This is one of the most important maps of Texas and the Southwest from the early 19th century. Arrowsmith's map was the first to incorporate the discoveries of both Zebulon Montgomery Pike and Alexander von Humboldt. Pike's official account had just become available in 1810, and Humboldt's map of New Spain was published in 1811. It is not known how Arrowsmith obtained an early copy of Humboldt's map, and Humboldt accused him of plagiarism for neglecting to properly credit his work. However, Arrowsmith's success came from relying on multiple sources of information. He carefully sifted through conflicting data between explorers and incorporated the most accurate cartographical information to create the most accurate, up-to-date map of the region.
The California coastline was based on the explorations of Vancouver, whose track is noted in the map, as well as information provided to Arrowsmith by the Hudson's Bay Company. The Rocky Mountain region and the Gulf Coast draw primarily on Humboldt, while present-day Texas and the Brazos and Guadalupe River regions were based on Pike's accounts. The Dominguez-Escalante Expedition of 1776 from Santa Fe through present-day Colorado, Utah, and Arizona is also depicted. Additional notes on the mapping of the region are provided throughout the map.
The eastern boundary of US and Mexico extends approximately 50 miles east of the present-day boundary of Texas at the Sabine River, to the Mermentau River in Louisiana. This was the official Spanish stance on the eastern boundary as reported by Humboldt. The boundary follows the Mermentau River to the northeast and then turns to the northwest until it passes the 32nd parallel just south of the Red River, and then begins to head southwest. Between the 99th and 100th meridians, the boundary again turns northwest up to the town of San Saba, which remains under Spanish control. The boundary then again heads southwest until it reaches the Rio del Norte.
The map includes three inset maps of locations in Mexico. Below the title cartouche is the Valley of Mexico, from Mr. Humboldt's Map showing the area surrounding Mexico City with excellent topographical detail, as well as towns, roads, and rivers. The other two insets illustrate the harbors of Veracruz and Acapulco, with numerous soundings, rocks, shoals, anchorages and navigational notes.

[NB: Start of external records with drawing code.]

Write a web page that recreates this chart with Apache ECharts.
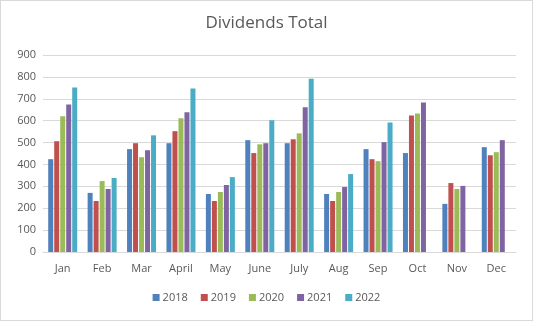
<!DOCTYPE html>
<html>
<head>
<meta charset="utf-8">
<script src="https://cdn.jsdelivr.net/npm/echarts@6/dist/echarts.min.js"></script>
<style>
html,body{margin:0;padding:0;background:#fff;}
#c{width:533px;height:321px;box-sizing:border-box;border:1px solid #d9d9d9;}
</style>
</head>
<body>
<div id="c"></div>
<script>
const categories = ['Jan','Feb','Mar','April','May','June','July','Aug','Sep','Oct','Nov','Dec'];
const s2018 = [424, 270, 470, 497, 265, 511, 497, 265, 470, 452, 220, 479];
const s2019 = [506, 233, 497, 552, 233, 452, 515, 233, 424, 624, 315, 442];
const s2020 = [620, 324, 433, 611, 274, 492, 542, 274, 415, 633, 288, 456];
const s2021 = [674, 288, 465, 638, 306, 497, 661, 297, 502, 683, 302, 511];
const s2022 = [752, 338, 533, 747, 342, 602, 792, 356, 592, null, null, null];
const seriesNames = ['2018','2019','2020','2021','2022'];
const yTicks = [0, 900, 100];

const colors = ['#4F81BD','#C0504D','#9BBB59','#8064A2','#4BACC6'];
const font = '"Open Sans", sans-serif';
const chart = echarts.init(document.getElementById('c'));
const allData = [s2018, s2019, s2020, s2021, s2022];
chart.setOption({
  animation: false,
  color: colors,
  title: {
    text: 'Dividends Total', left: 'center', top: 9,
    textStyle: {fontFamily: font, fontSize: 17, fontWeight: 'normal', color: '#595959'}
  },
  legend: {
    bottom: 12, left: 'center', itemWidth: 7, itemHeight: 7, itemGap: 13,
    icon: 'rect',
    textStyle: {fontFamily: font, fontSize: 11, color: '#595959', padding: [0,0,0,-2]},
    data: seriesNames
  },
  grid: {left: 42, right: 16, top: 54, bottom: 68, containLabel: false},
  xAxis: {
    type: 'category', data: categories,
    axisLine: {lineStyle: {color: '#d9d9d9'}},
    axisTick: {show: false},
    axisLabel: {fontFamily: font, fontSize: 11, color: '#595959', margin: 11}
  },
  yAxis: {
    type: 'value', min: yTicks[0], max: yTicks[1], interval: yTicks[2],
    axisLine: {show: false}, axisTick: {show: false},
    splitLine: {lineStyle: {color: '#d9d9d9'}},
    axisLabel: {fontFamily: font, fontSize: 11, color: '#595959', margin: 7}
  },
  series: seriesNames.map((n, i) => ({
    name: n, type: 'bar', data: allData[i], barWidth: 5, barGap: '20%'
  }))
});
</script>
</body>
</html>
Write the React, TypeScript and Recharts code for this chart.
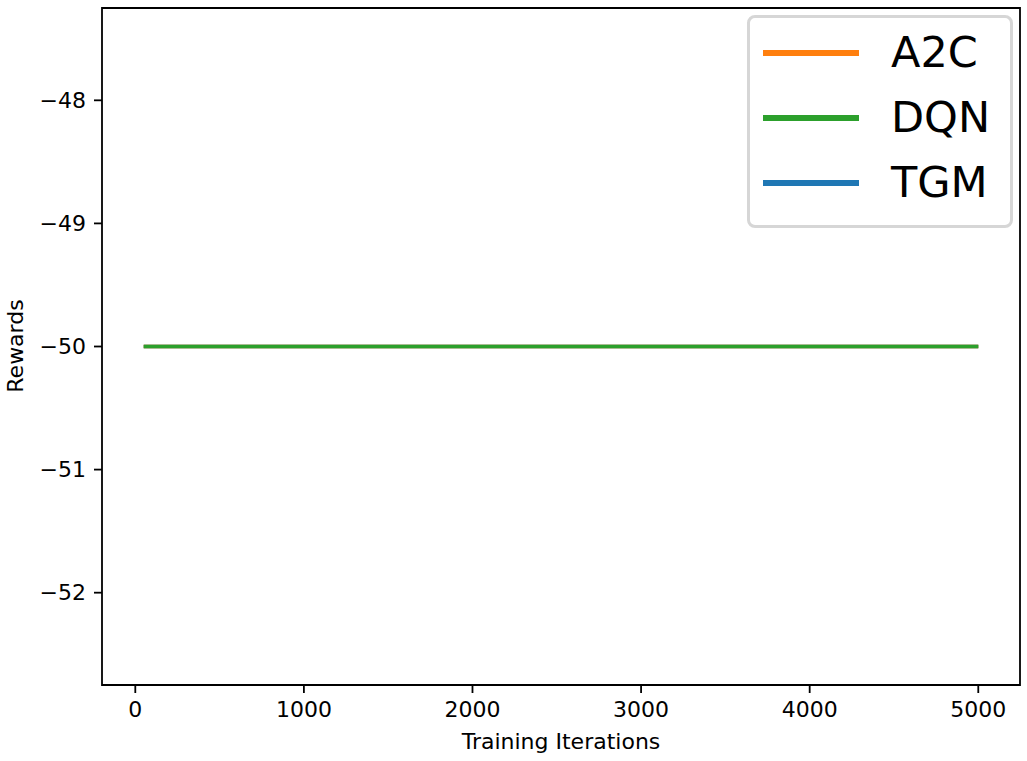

There were several editions of the map with corrections in 1815, 1816, and 1817, with a note in the title indicating the date of the additions. A final edition was published in 1825 with further corrections, including the US-Mexico boundary reflecting the Adams Onis Treaty of 1819, although this edition is still dated 1810, and is occasionally mistakenly identified as the first edition (including by Streeter). According to Martin & Martin, Arrowsmith was able to synthesize the best information from various explorers, while omitting their errors, thereby creating a "significantly improved depiction of the region." Arrowsmith's map of Texas and the southwest is a landmark map that was one of the most influential and widely copied maps for several decades.
Printed on four double elephant-folio sized sheets. Size is for each sheet, which varies slightly. If joined, the map would measure approximately 62 x 50.5".
References: Martin & Martin #25; Streeter #1046A; Wheat (TMW) #295.
Fine impressions and bold original color on sturdy paper with "J. Whatman 1811" watermarks. There is light offsetting on each sheet, which are otherwise clean and bright. The bottom left sheet has a hint of toning along the centerfold and a 1/2" centerfold separation at bottom. Please note that the image of the map as a whole is a composite image - the four sheets are not joined.